Intoxication and Revelation

Interesting enough, one of the ways that Chazal say a person’s true nature is revealed is “b’koso” – “in his cup” – in his behavior when his inhibitions are diluted by strong drink.

And on Purim, in such striking contrast to the rest of the Jewish year, there is a mitzvah to drink wine to excess.  Needless to say, if such drinking is likely to cause improper behavior, it is forbidden, and so the mitzvah d’Rabbanan (part of that of seudas Purim) could only have been enacted on the assumption that only the essential good of the Jew will be revealed by his drunkenness.

And, indeed, among true b’nei Torah who endeavor to fulfill Purim’s requirement “libesumi” in its most straightforward sense, what emerges is not the anger and licentiousness that the larger world, for good reason, has come to associate with inebriation, but rather a holy, if uninhibited, “teshuva-mode” of mind; mechillos (forgiveness for transgression, real and imagined) are sought, deep feelings expressed.

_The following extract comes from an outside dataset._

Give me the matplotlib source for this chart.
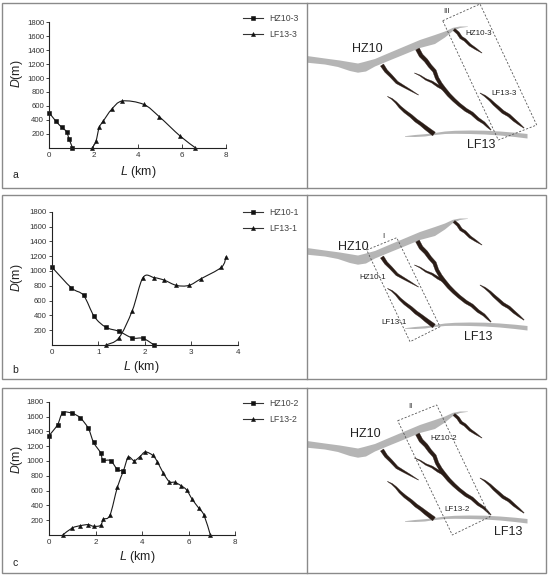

Thus the revelation of our true nature that the Purim-mitzva provides is most pointedly and perfectly reminiscent of the revelation of Jews’ wholehearted acceptance of Hashem that took place at the time of the Purim miracle!  With our masks (another Purim motif) removed, we show our true selves, and, hopefully, they are selves that are in consonance with true, uncompromised Kabbolos HaTorah.

 

Peering into the Barrel

What is poignantly noteworthy is that even the language the Gemora uses to describe how we were “forced” to accept the Torah at Har Sinai might subtly allude to that astonishing mitzvah of Purim, and to its deeper significance.

For “holding the mountain over their heads” would have surely been quite sufficient to convey the idea of coercion, would it not?  Why add the worlds “like a barrel”?

In Pirkei Avos, though, we are taught not “to look at the container, but at what it holds”.

 And a gigis (“barrel”), throughout the Gemora, is something that holds an intoxicating beverage.

Because of Purim, our Creator looks, in other words, not at the “coercion” of the barrel held over our ancestors’ heads, but at the deeper truth revealed by what such barrels contain – at the truth about our essence revealed by Purim’s wine.